Frances, La Belle Stuart
Apparently, Charles II had it in him to forgive the happy couple, and our Charles rose to become one of Charles II’s most trusted men, and it was in this capacity he was dispatched to Denmark in 1671, there to attempt to convince Denmark to join England in making war on the Dutch. While there, Charles drowned in Elsinore, and just like that, the Stuart Dukes of Lennox and Richmond had ceased to be. Or?

Charles Lennox
Some years later, the titles were resuscitated and given to Charles II’s son with Louise de Kérouiaille, Charles Lennox. At the time, the new duke was a boy of three, but over time he grew up to be a competent enough man and a great fan of cricket. And just like so many of the Stuart men, this little Charles had his fair share of good looks. No wonder, given his father and his pretty, pretty mother…

A handsome bunch, all those Stuart men. Personally, it is the portrait of James Stuart and his dog that I find the most compelling. Such a handsome, confident man – a good man, as expressed by the devotion in his greyhound’s eyes, as testified by how he placed his entire fortune at the disposal of his king. Ultimately, it would not help: King Charles I lost his war against Parliament, and men like James, like his brothers John, Bernard and George, paid the price for their loyalty. But once, those five Stuart brothers had it all. For a very brief period of time, the world was their oyster, there to be enjoyed in full. I hope they did!

All pictures in public domain and/or licensed under Wikimedia Creative Commons

Had Anna Belfrage been allowed to choose, she’d have become a professional time-traveller. As such a profession does not exist, she became a financial professional with two absorbing interests, namely history and writing.

Presently, Anna is hard at work with The King’s Greatest Enemy, a series set in the 1320s featuring Adam de Guirande, his wife Kit, and their adventures and misfortunes in connection with Roger Mortimer’s rise to power. And yes, Edmund of Woodstock appears quite frequently. The first book, In The Shadow of the Storm was published in 2015, the second, Days of Sun and Glory, was published in July 2016, and the third, Under the Approaching Dark, was published in April 2017.

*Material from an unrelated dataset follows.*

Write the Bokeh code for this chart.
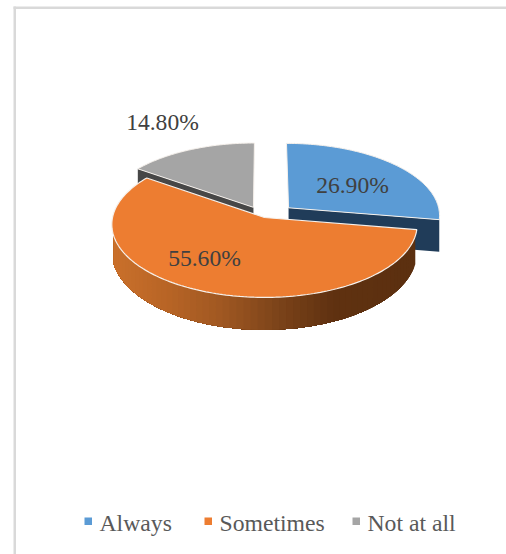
import numpy as np
from bokeh.embed import file_html
from bokeh.models import Range1d
from bokeh.plotting import figure
from bokeh.resources import INLINE
from bokeh.core.properties import value

categories = ["Always", "Sometimes", "Not at all"]
shares = [26.9, 55.6, 14.8]
share_labels = ["26.90%", "55.60%", "14.80%"]
top_colors = ["#5B9BD5", "#ED7D31", "#A5A5A5"]
cut_colors = ["#203C59", "#8A4A1C", "#474747"]
explode = [0.21, 0.0, 0.16]

# Projection of the tilted disc onto the page
CX, CY = 264.0, 217.0
RX, RY = 152.0, 72.3
PERSP = 0.095
DEPTH = 32.0
EDGE = "#F6F1EC"
FONT = "Liberation Serif"


def project(u, v):
    w = 1 + PERSP * v
    return CX + RX * u / w, CY - RY * v / w


def wall_color(x):
    stops = [112, 170, 225, 280, 335, 416]
    reds = [203, 184, 160, 125, 96, 92]
    greens = [113, 101, 88, 68, 50, 48]
    blues = [44, 38, 34, 26, 17, 16]
    return "#%02x%02x%02x" % (
        int(np.interp(x, stops, reds)),
        int(np.interp(x, stops, greens)),
        int(np.interp(x, stops, blues)),
    )


# Slice angles run clockwise from twelve o'clock, normalised over the shown total
sweeps = np.array(shares) / sum(shares) * 360
starts = 90 - np.concatenate([[0], np.cumsum(sweeps)[:-1]])
ends = starts - sweeps


def outline(i, n=90):
    mid = np.radians((starts[i] + ends[i]) / 2)
    ou, ov = explode[i] * np.cos(mid), explode[i] * np.sin(mid)
    t = np.radians(np.linspace(starts[i], ends[i], n))
    us = np.concatenate([[ou], ou + np.cos(t)])
    vs = np.concatenate([[ov], ov + np.sin(t)])
    return project(us, vs), (ou, ov), t


p = figure(width=506, height=554, output_backend="svg", toolbar_location=None,
           x_range=Range1d(0, 506), y_range=Range1d(554, 0),
           min_border=0, outline_line_color=None, background_fill_color="white",
           border_fill_color="white")
p.axis.visible = False
p.grid.visible = False

# Chart frame: only its top and left edges are in view
p.quad(left=[13, 13], right=[506, 15.5], top=[6, 6], bottom=[8.5, 554],
       fill_color="#D9D9D9", line_color=None)

# Back slices: cut faces, then top faces
for i in (2, 0):
    (xs, ys), (ou, ov), t = outline(i)
    ax, ay = xs[0], ys[0]
    ex, ey = (xs[-1], ys[-1]) if i == 0 else (xs[1], ys[1])
    p.patch([ax, ex, ex, ax], [ay, ey, ey + DEPTH, ay + DEPTH],
            fill_color=cut_colors[i], line_color=None)
    p.patch(xs, ys, fill_color=top_colors[i], line_color=EDGE, line_width=1)

# Orange slice: the outer wall is painted left to right, each band running to
# the slice's end so that no seams show, then the top face goes over it
(xs, ys), _, t = outline(1, n=170)
rim_x, rim_y = xs[1:], ys[1:]
keep = rim_y >= CY + 18
wall_x, wall_y = rim_x[keep], rim_y[keep]
wall_v = -(wall_y - CY) / RY
wall_drop = DEPTH + 5 * (wall_v + 1) * -1
low_y = wall_y + wall_drop
for k in range(0, len(wall_x) - 1, 2):
    px = np.concatenate([wall_x[k:], low_y[k:] * 0 + wall_x[k:][::-1]])
    py = np.concatenate([wall_y[k:], low_y[k:][::-1]])
    p.patch(px, py, fill_color=wall_color(wall_x[k]), line_color=None)
p.patch(xs, ys, fill_color=top_colors[1], line_color=EDGE, line_width=1.2)

# Value labels
label_x = [352, 204, 162]
label_y = [184, 257, 121]
p.text(x=label_x, y=label_y, text=share_labels, text_font=value(FONT),
       text_font_size="23.6px", text_color="#404040", text_align="center",
       text_baseline="middle")

# Legend
swatch_x = [84, 204, 352]
text_x = [99, 219, 367]
p.quad(left=swatch_x, right=[x + 7.5 for x in swatch_x], top=[517] * 3, bottom=[524.5] * 3,
       fill_color=top_colors, line_color=None)
p.text(x=text_x, y=[522] * 3, text=categories, text_font=value(FONT),
       text_font_size="23.7px", text_color="#595959", text_align="left",
       text_baseline="middle")

open("out.html", "w").write(file_html(p, INLINE))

When Anna is not stuck in the 14th century, she's probably visiting in the 17th century, specifically with Alex(andra) and Matthew Graham, the protagonists of the acclaimed The Graham Saga. This is the story of two people who should never have met – not when she was born three centuries after him.

More about Anna on her website or on her blog!


  1. They were all heartthrobs! Sadly, cursed as well. Great post!

    1. Thank you - and yes, it's all rather sad, isn't it?

  2. We owe a lot to van Dyck! Without him, how would we ever have known what these attractive young men looked like?

    On Some Visual(King)Arthurs

    1. I agree. To paraphrase: "Thank heavens, for Mr van Dyck, without him what would history nerds do?"

  3. Is it just me or does James Stuart vaguely resemble David Wenham?